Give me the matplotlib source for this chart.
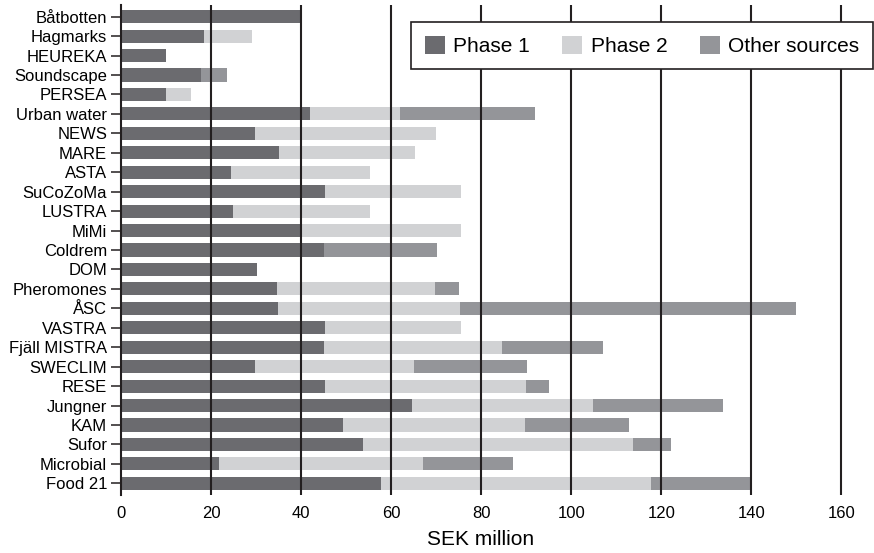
import matplotlib
matplotlib.use("Agg")
import matplotlib.pyplot as plt
import numpy as np

plt.rcParams['font.family'] = ['Liberation Sans', 'DejaVu Sans']

# projects, top to bottom
projects = ["Båtbotten", "Hagmarks", "HEUREKA", "Soundscape", "PERSEA",
            "Urban water", "NEWS", "MARE", "ASTA", "SuCoZoMa", "LUSTRA",
            "MiMi", "Coldrem", "DOM", "Pheromones", "ÅSC", "VASTRA",
            "Fjäll MISTRA", "SWECLIM", "RESE", "Jungner", "KAM", "Sufor",
            "Microbial", "Food 21"]

# SEK million
phase1 = [40, 18.5, 10, 17.7, 10, 42, 29.7, 35, 24.5, 45.2, 24.8,
          40, 45, 30.2, 34.6, 34.8, 45.2, 45, 29.7, 45.2, 64.7, 49.4, 53.7,
          21.7, 57.7]
phase2 = [0, 10.7, 0, 0, 5.5, 20, 40.3, 30.2, 30.7, 30.2, 30.4,
          35.4, 0, 0, 35.2, 40.4, 30.2, 39.7, 35.3, 44.8, 40.2, 40.4, 60,
          45.3, 60]
other = [0, 0, 0, 5.8, 0, 30, 0, 0, 0, 0, 0,
         0, 25.1, 0, 5.2, 74.7, 0, 22.4, 25.2, 5, 28.8, 23.1, 8.5,
         20.1, 22.2]

c1 = "#6b6b6f"
c2 = "#d1d2d4"
c3 = "#949599"
line_col = "#231f20"

fig = plt.figure(figsize=(8.74, 5.53), dpi=100)
ax = fig.add_axes([121 / 874, 1 - 495 / 553, (873 - 121) / 874, 490 / 553])

y = np.arange(len(projects))
p1 = np.array(phase1)
p2 = np.array(phase2)
p3 = np.array(other)
h = 0.67
ax.barh(y, p1, height=h, color=c1, label="Phase 1", zorder=1)
ax.barh(y, p2, left=p1, height=h, color=c2, label="Phase 2", zorder=1)
ax.barh(y, p3, left=p1 + p2, height=h, color=c3, label="Other sources", zorder=1)

# vertical lines drawn over the bars
for xv in range(20, 180, 20):
    ax.axvline(xv, color=line_col, lw=1.5, zorder=3)

ax.set_xlim(0, 167)
ax.set_ylim(len(projects) - 0.4, -0.6)
ax.set_yticks(y)
ax.set_yticklabels(projects, fontsize=12)
ax.set_xticks(range(0, 180, 20))
ax.tick_params(axis='x', length=0, pad=8, labelsize=12)
ax.tick_params(axis='y', length=7, width=1.1, color=line_col, pad=3)

for s in ['top', 'right', 'bottom']:
    ax.spines[s].set_visible(False)
ax.spines['left'].set_color(line_col)
ax.spines['left'].set_linewidth(1.5)
ax.spines['left'].set_zorder(4)

ax.set_xlabel("SEK million", fontsize=15)
ax.xaxis.set_label_coords((481 - 121) / (873 - 121), -0.072)

leg = ax.legend(loc='upper right', bbox_to_anchor=(1.0, 0.965), ncol=3,
                fontsize=15, frameon=True, fancybox=False, framealpha=1,
                edgecolor=line_col, borderaxespad=0, handlelength=0.95,
                handleheight=0.95, handletextpad=0.42, columnspacing=1.55,
                borderpad=0.65)
leg.get_frame().set_linewidth(1.2)
leg.set_zorder(5)

fig.savefig("out.png", dpi=100)
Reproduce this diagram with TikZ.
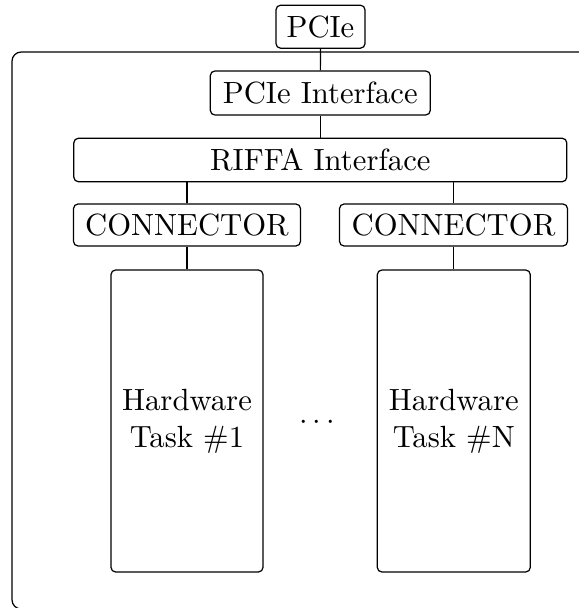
\documentclass[tikz,border=0pt]{standalone}
\begin{document}
\begin{tikzpicture}[x=0.326pt,y=-0.326pt,
  blk/.style={draw,rounded corners=1.5pt,inner sep=0pt,align=center},
  link/.style={draw}]
\useasboundingbox (0,0) rectangle (579,608);
\draw[rounded corners=3pt] (640,52) -- (12,52) -- (12,609) -- (640,609);
\node[blk,minimum width=89*0.326pt,minimum height=43*0.326pt] (pcie) at (320.5,26.7) {PCIe};
\node[blk,minimum width=220*0.326pt,minimum height=44*0.326pt] (pif) at (320.3,93) {PCIe Interface};
\node[blk,minimum width=493*0.326pt,minimum height=43.5*0.326pt] (riffa) at (320.3,160) {RIFFA Interface};
\node[blk,minimum width=227*0.326pt,minimum height=42*0.326pt] (c1) at (187,225) {CONNECTOR};
\node[blk,minimum width=228*0.326pt,minimum height=42*0.326pt] (c2) at (453.5,225) {CONNECTOR};
\node[blk,minimum width=152*0.326pt,minimum height=302*0.326pt] (h1) at (187,421) {Hardware\\Task \#1};
\node[blk,minimum width=153*0.326pt,minimum height=302*0.326pt] (h2) at (453.8,421) {Hardware\\Task \#N};
\node[inner sep=0pt] (dots) at (317,423) {$\cdots$};
\draw[link] (pcie) -- (pif);
\draw[link] (pif) -- (riffa);
\draw[link] (riffa.south -| c1) -- (c1);
\draw[link] (riffa.south -| c2) -- (c2);
\draw[link] (c1) -- (c1 |- h1.north);
\draw[link] (c2) -- (c2 |- h2.north);
\end{tikzpicture}
\end{document}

━━━━━━━━

**Requirement**
Above are the records; reproduce them exactly and leave out the pictures.

**The response**
Give me the matplotlib source for this chart.
import matplotlib
matplotlib.use("Agg")
import matplotlib.pyplot as plt
import numpy as np

plt.rcParams['font.family'] = ['Liberation Sans', 'DejaVu Sans']

# projects, top to bottom
projects = ["Båtbotten", "Hagmarks", "HEUREKA", "Soundscape", "PERSEA",
            "Urban water", "NEWS", "MARE", "ASTA", "SuCoZoMa", "LUSTRA",
            "MiMi", "Coldrem", "DOM", "Pheromones", "ÅSC", "VASTRA",
            "Fjäll MISTRA", "SWECLIM", "RESE", "Jungner", "KAM", "Sufor",
            "Microbial", "Food 21"]

# SEK million
phase1 = [40, 18.5, 10, 17.7, 10, 42, 29.7, 35, 24.5, 45.2, 24.8,
          40, 45, 30.2, 34.6, 34.8, 45.2, 45, 29.7, 45.2, 64.7, 49.4, 53.7,
          21.7, 57.7]
phase2 = [0, 10.7, 0, 0, 5.5, 20, 40.3, 30.2, 30.7, 30.2, 30.4,
          35.4, 0, 0, 35.2, 40.4, 30.2, 39.7, 35.3, 44.8, 40.2, 40.4, 60,
          45.3, 60]
other = [0, 0, 0, 5.8, 0, 30, 0, 0, 0, 0, 0,
         0, 25.1, 0, 5.2, 74.7, 0, 22.4, 25.2, 5, 28.8, 23.1, 8.5,
         20.1, 22.2]

c1 = "#6b6b6f"
c2 = "#d1d2d4"
c3 = "#949599"
line_col = "#231f20"

fig = plt.figure(figsize=(8.74, 5.53), dpi=100)
ax = fig.add_axes([121 / 874, 1 - 495 / 553, (873 - 121) / 874, 490 / 553])

y = np.arange(len(projects))
p1 = np.array(phase1)
p2 = np.array(phase2)
p3 = np.array(other)
h = 0.67
ax.barh(y, p1, height=h, color=c1, label="Phase 1", zorder=1)
ax.barh(y, p2, left=p1, height=h, color=c2, label="Phase 2", zorder=1)
ax.barh(y, p3, left=p1 + p2, height=h, color=c3, label="Other sources", zorder=1)

# vertical lines drawn over the bars
for xv in range(20, 180, 20):
    ax.axvline(xv, color=line_col, lw=1.5, zorder=3)

ax.set_xlim(0, 167)
ax.set_ylim(len(projects) - 0.4, -0.6)
ax.set_yticks(y)
ax.set_yticklabels(projects, fontsize=12)
ax.set_xticks(range(0, 180, 20))
ax.tick_params(axis='x', length=0, pad=8, labelsize=12)
ax.tick_params(axis='y', length=7, width=1.1, color=line_col, pad=3)

for s in ['top', 'right', 'bottom']:
    ax.spines[s].set_visible(False)
ax.spines['left'].set_color(line_col)
ax.spines['left'].set_linewidth(1.5)
ax.spines['left'].set_zorder(4)

ax.set_xlabel("SEK million", fontsize=15)
ax.xaxis.set_label_coords((481 - 121) / (873 - 121), -0.072)

leg = ax.legend(loc='upper right', bbox_to_anchor=(1.0, 0.965), ncol=3,
                fontsize=15, frameon=True, fancybox=False, framealpha=1,
                edgecolor=line_col, borderaxespad=0, handlelength=0.95,
                handleheight=0.95, handletextpad=0.42, columnspacing=1.55,
                borderpad=0.65)
leg.get_frame().set_linewidth(1.2)
leg.set_zorder(5)

fig.savefig("out.png", dpi=100)
Reproduce this diagram with TikZ.
\documentclass[tikz,border=0pt]{standalone}
\begin{document}
\begin{tikzpicture}[x=0.326pt,y=-0.326pt,
  blk/.style={draw,rounded corners=1.5pt,inner sep=0pt,align=center},
  link/.style={draw}]
\useasboundingbox (0,0) rectangle (579,608);
\draw[rounded corners=3pt] (640,52) -- (12,52) -- (12,609) -- (640,609);
\node[blk,minimum width=89*0.326pt,minimum height=43*0.326pt] (pcie) at (320.5,26.7) {PCIe};
\node[blk,minimum width=220*0.326pt,minimum height=44*0.326pt] (pif) at (320.3,93) {PCIe Interface};
\node[blk,minimum width=493*0.326pt,minimum height=43.5*0.326pt] (riffa) at (320.3,160) {RIFFA Interface};
\node[blk,minimum width=227*0.326pt,minimum height=42*0.326pt] (c1) at (187,225) {CONNECTOR};
\node[blk,minimum width=228*0.326pt,minimum height=42*0.326pt] (c2) at (453.5,225) {CONNECTOR};
\node[blk,minimum width=152*0.326pt,minimum height=302*0.326pt] (h1) at (187,421) {Hardware\\Task \#1};
\node[blk,minimum width=153*0.326pt,minimum height=302*0.326pt] (h2) at (453.8,421) {Hardware\\Task \#N};
\node[inner sep=0pt] (dots) at (317,423) {$\cdots$};
\draw[link] (pcie) -- (pif);
\draw[link] (pif) -- (riffa);
\draw[link] (riffa.south -| c1) -- (c1);
\draw[link] (riffa.south -| c2) -- (c2);
\draw[link] (c1) -- (c1 |- h1.north);
\draw[link] (c2) -- (c2 |- h2.north);
\end{tikzpicture}
\end{document}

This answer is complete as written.